Artificial Intelligence 14 min read

How LeWorldModel Learns Physics from Pixels in Hours – A Deep Dive

LeWorldModel (LeWM) is a compact AI world model that learns real‑world physics directly from raw pixel streams using only two simple mathematical rules, achieving dramatically faster planning and robust physical intuition compared to prior large‑scale models.

SuanNi

Mar 25, 2026

How LeWorldModel Learns Physics from Pixels in Hours – A Deep Dive

Breaking the Complex Mud

Humans infer physical laws by simply watching objects move; researchers aim to give AI the same instinct. Yann LeCun's team introduced LeWorldModel (LeWM), which learns physical dynamics from raw pixels using only two simple mathematical rules, enabling planning that is 48× faster than top competing models.

Extreme Lightness and Agility

LeWM discards traditional reconstruction pipelines and adopts a Joint Embedding Predictive Architecture (JEPA) that compresses visual input into low‑dimensional features and predicts future states, avoiding the feature‑collapse problems that affect methods such as Dreamer, TD‑MPC, DINO‑WM, and PLDM.

The training objective consists of a prediction loss and a mathematically proven regularizer called SIGReg (Sketched‑Isotropic‑Gaussian Regularizer). SIGReg evaluates high‑dimensional feature health by projecting them onto 1,024 random directions and applying the Epps‑Pulley test; according to the Cramér‑Wold theorem, if all 1‑D projections are Gaussian, the full space is well‑behaved.

Model Architecture

The encoder is a tiny Vision Transformer (ViT) with 12 layers, 3 attention heads, hidden dimension 192, and roughly 5 M parameters. The predictor is a transformer with 6 layers, 16 attention heads, 10 % dropout, and about 10 M parameters. Adaptive Layer Normalization (AdaLN) injects action commands into every predictor layer, and all parameters start at zero to ensure gradual learning. The entire system contains ~15 M parameters and can be trained on a single GPU in a few hours.

Planning and Control

LeWM uses Model Predictive Control (MPC) with the Cross‑Entropy Method (CEM) to generate candidate action sequences. After executing the first few actions, the model re‑observes the environment and replans, allowing real‑time adaptation. Planning a full episode takes only 0.98 s, compared with 47 s for DINO‑WM.

Benchmark Results

In the 2‑D Push‑T benchmark, LeWM achieves a success score of 90 versus 13 for DINO‑WM. In the 3‑D OGBench‑Cube task, it scores 74 against 48. For precise manipulation tasks (Push‑T, Reacher), LeWM outperforms PLDM by a margin of 18 %. Notably, LeWM relies solely on pixel input and still surpasses models that exploit privileged state information.
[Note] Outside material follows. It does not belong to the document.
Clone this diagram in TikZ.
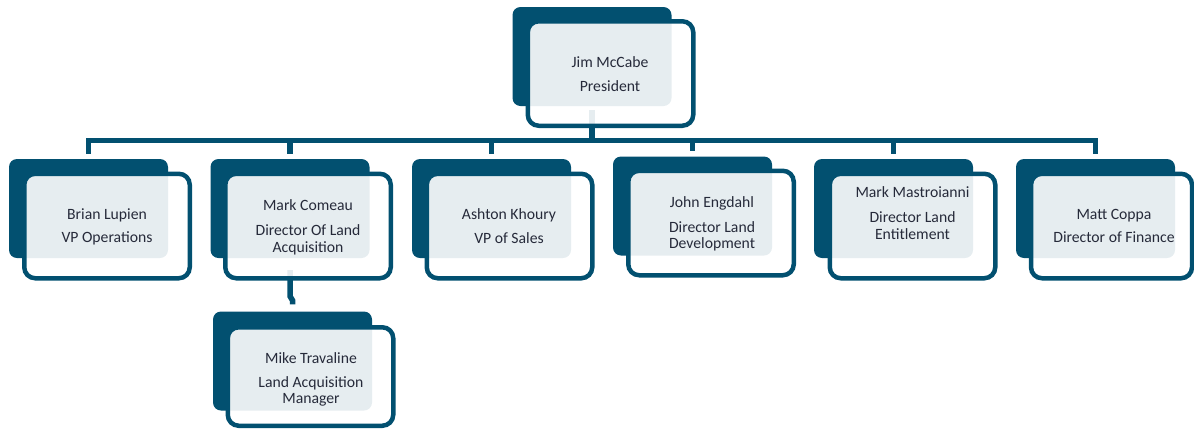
\documentclass[tikz,border=0pt]{standalone}
\usepackage{fontspec}
\setmainfont{Carlito}
\usetikzlibrary{backgrounds}
\definecolor{navy}{RGB}{2,80,112}
\definecolor{txt}{RGB}{38,42,58}
\tikzset{
  darkbox/.style={rectangle, draw=none, fill=navy, rounded corners=8pt, inner sep=0pt,
    minimum width=159pt, minimum height=99pt},
  cardbox/.style={rectangle, draw=navy, line width=4.5pt, fill=white, fill opacity=0.9,
    rounded corners=11pt, inner sep=0pt, minimum width=165.5pt, minimum height=104.5pt},
  lbl/.style={anchor=base, inner sep=0pt, text=txt, font=\fontsize{15.7}{17}\selectfont},
  conn/.style={draw=navy, line width=5.5pt}
}
\begin{document}
\begin{tikzpicture}[x=1pt, y=-1pt]
\useasboundingbox (0,0) rectangle (1194,429);
% dark back panels
\node[darkbox] (jim-dark) at (592,56.5) {};
\node[darkbox] (brian-dark) at (88.5,208.5) {};
\node[darkbox] (mark-dark) at (290,208.5) {};
\node[darkbox] (ashton-dark) at (491.5,208.5) {};
\node[darkbox] (john-dark) at (692.5,206) {};
\node[darkbox] (mast-dark) at (893.5,208.5) {};
\node[darkbox] (matt-dark) at (1095.5,208.5) {};
\node[darkbox] (mike-dark) at (292.5,361) {};
% connectors (behind the cards)
\coordinate (bus) at (0,140.5);
\draw[conn] ([yshift=-4pt]jim-dark.south) -- (jim-dark.south |- bus);
\draw[conn] ([yshift=5pt]brian-dark.north) -- (brian-dark.north |- bus)
  -- (matt-dark.north |- bus) -- ([yshift=5pt]matt-dark.north);
\draw[conn] (mark-dark.north |- bus) -- ([yshift=5pt]mark-dark.north);
\draw[conn] (ashton-dark.north |- bus) -- ([yshift=5pt]ashton-dark.north);
\draw[conn] (john-dark.north |- bus) -- ([yshift=5pt]john-dark.north);
\draw[conn] (mast-dark.north |- bus) -- ([yshift=5pt]mast-dark.north);
\draw[conn] ([yshift=-12pt]mark-dark.south) -- ([yshift=-38pt]mark-dark.south)
  -- ([yshift=11pt]mike-dark.north) -- ([yshift=7pt]mike-dark.north);
% outlined cards
\node[cardbox] (jim) at (610.5,73.5) {};
\node[cardbox] (brian) at (107,226) {};
\node[cardbox] (mark) at (308,226) {};
\node[cardbox] (ashton) at (509.5,226) {};
\node[cardbox] (john) at (711,223) {};
\node[cardbox] (mast) at (912.5,226) {};
\node[cardbox, minimum width=161pt] (matt) at (1111.5,226) {};
\node[cardbox, minimum height=98.5pt] (mike) at (310.5,376.5) {};
% texts
\node[lbl] (jim-1) at (610,67) {Jim McCabe};
\node[lbl] (jim-2) at (610,91) {President};
\node[lbl] (brian-1) at (107,219) {Brian Lupien};
\node[lbl] (brian-2) at (107,242) {VP Operations};
\node[lbl] (mark-1) at (308,210) {Mark Comeau};
\node[lbl] (mark-2) at (308,235) {Director Of Land};
\node[lbl] (mark-3) at (308,252) {Acquisition};
\node[lbl] (mike-1) at (311,363) {Mike Travaline};
\node[lbl] (mike-2) at (311,387) {Land Acquisition};
\node[lbl] (mike-3) at (311,403) {Manager};
\node[lbl] (ashton-1) at (509,219) {Ashton Khoury};
\node[lbl] (ashton-2) at (509,243) {VP of Sales};
\node[lbl] (john-1) at (712,207) {John Engdahl};
\node[lbl] (john-2) at (712,232) {Director Land};
\node[lbl] (john-3) at (712,248) {Development};
\node[lbl] (mast-1) at (912.5,197) {Mark Mastroianni};
\node[lbl] (mast-2) at (912.5,222) {Director Land};
\node[lbl] (mast-3) at (912.5,239) {Entitlement};
\node[lbl] (matt-1) at (1114,219) {Matt Coppa};
\node[lbl] (matt-2) at (1114,242) {Director of Finance};
\end{tikzpicture}
\end{document}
Probing Internal Representations

Linear probes and MLPs can recover absolute object positions, orientations, and block angles from the 192‑dimensional latent vector with near‑theoretical error, demonstrating high‑purity features. A separate decoder, trained outside the core architecture, can reconstruct the full visual scene from this vector, confirming that the latent encodes rich physical information.
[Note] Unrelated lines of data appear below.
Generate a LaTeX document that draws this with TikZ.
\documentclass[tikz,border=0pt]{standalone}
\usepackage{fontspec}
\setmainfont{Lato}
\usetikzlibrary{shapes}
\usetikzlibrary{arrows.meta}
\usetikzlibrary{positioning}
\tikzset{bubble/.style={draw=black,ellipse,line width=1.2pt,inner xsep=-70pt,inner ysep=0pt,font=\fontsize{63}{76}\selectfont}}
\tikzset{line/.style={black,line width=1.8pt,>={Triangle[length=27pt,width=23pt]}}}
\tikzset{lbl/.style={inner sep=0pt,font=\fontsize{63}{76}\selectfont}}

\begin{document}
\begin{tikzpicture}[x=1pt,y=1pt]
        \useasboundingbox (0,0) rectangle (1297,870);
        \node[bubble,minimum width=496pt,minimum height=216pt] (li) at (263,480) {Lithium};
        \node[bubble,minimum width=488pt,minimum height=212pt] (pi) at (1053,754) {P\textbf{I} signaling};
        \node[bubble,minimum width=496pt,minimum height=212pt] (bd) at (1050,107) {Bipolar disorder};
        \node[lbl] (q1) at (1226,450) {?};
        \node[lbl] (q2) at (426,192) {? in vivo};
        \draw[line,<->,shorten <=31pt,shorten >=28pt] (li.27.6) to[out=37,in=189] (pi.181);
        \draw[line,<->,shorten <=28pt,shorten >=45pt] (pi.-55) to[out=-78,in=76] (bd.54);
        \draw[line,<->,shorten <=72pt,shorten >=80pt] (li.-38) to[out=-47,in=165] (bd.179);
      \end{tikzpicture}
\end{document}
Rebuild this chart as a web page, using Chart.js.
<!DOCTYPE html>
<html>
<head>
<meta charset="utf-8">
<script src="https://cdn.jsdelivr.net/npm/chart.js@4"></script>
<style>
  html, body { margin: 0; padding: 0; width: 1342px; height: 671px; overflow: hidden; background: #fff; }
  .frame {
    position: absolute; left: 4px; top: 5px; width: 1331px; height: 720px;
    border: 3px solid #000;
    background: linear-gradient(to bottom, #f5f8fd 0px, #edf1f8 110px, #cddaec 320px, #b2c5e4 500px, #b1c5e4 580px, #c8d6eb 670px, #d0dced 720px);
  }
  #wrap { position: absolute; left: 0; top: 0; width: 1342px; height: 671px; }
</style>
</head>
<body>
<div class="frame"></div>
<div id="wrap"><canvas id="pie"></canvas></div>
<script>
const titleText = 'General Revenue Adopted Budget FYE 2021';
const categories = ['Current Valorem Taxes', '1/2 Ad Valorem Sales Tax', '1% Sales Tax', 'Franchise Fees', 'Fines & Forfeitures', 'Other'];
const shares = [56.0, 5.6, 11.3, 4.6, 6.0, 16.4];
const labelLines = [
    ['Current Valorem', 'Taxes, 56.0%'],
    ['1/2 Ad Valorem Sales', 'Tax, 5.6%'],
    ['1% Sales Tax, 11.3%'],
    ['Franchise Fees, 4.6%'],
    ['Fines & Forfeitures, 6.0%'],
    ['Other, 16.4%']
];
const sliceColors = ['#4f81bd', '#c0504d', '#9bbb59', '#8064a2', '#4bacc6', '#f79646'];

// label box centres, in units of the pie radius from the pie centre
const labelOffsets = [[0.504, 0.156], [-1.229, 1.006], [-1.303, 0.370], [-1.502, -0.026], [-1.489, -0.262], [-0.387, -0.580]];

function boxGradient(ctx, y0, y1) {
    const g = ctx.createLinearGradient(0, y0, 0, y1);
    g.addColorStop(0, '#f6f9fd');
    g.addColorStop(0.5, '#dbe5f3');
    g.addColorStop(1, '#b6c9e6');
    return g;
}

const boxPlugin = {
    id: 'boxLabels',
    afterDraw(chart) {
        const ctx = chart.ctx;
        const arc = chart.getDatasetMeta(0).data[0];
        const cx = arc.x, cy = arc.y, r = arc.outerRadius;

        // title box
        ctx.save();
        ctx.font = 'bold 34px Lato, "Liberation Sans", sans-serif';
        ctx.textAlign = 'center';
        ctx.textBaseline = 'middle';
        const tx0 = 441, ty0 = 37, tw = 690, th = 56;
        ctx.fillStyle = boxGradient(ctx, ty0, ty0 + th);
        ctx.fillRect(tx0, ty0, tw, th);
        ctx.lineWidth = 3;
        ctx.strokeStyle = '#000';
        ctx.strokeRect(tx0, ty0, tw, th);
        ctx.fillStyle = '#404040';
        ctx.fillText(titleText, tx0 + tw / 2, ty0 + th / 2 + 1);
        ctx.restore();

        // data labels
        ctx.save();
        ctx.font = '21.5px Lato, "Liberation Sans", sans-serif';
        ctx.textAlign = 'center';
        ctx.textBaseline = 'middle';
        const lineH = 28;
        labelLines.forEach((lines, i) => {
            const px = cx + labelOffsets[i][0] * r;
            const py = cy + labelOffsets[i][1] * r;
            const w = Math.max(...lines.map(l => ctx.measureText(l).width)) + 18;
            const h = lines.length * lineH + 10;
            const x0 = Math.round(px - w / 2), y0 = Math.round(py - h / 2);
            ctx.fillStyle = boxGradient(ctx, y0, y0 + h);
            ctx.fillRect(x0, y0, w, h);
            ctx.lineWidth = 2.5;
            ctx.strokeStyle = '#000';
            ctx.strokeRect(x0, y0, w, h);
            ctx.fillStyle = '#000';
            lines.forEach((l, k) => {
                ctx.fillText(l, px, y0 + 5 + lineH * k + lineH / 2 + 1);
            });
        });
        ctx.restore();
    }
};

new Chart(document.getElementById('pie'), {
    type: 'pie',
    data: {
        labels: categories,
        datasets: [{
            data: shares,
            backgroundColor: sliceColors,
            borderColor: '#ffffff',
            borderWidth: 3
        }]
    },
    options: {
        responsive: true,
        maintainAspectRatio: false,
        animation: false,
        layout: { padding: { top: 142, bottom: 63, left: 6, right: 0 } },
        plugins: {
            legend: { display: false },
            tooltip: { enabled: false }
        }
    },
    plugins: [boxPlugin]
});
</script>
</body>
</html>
Temporal Latent Path Straightening

During long‑term training, the latent velocity vectors become increasingly smooth and straight, indicating that the model spontaneously learns continuous physical dynamics without explicit regularization.

Violation‑of‑Expectation Tests

When a block’s color changes abruptly, the model’s surprise signal shows only minor fluctuation. However, when an object teleports to a random location, the prediction error spikes dramatically, providing a strong signal of physical inconsistency.

Conclusion

LeWorldModel demonstrates that a lightweight, end‑to‑end pixel‑based architecture can acquire deep physical intuition within hours, offering a fast, robust alternative for real‑time robotic control and advancing the goal of AI systems with human‑like learning instincts.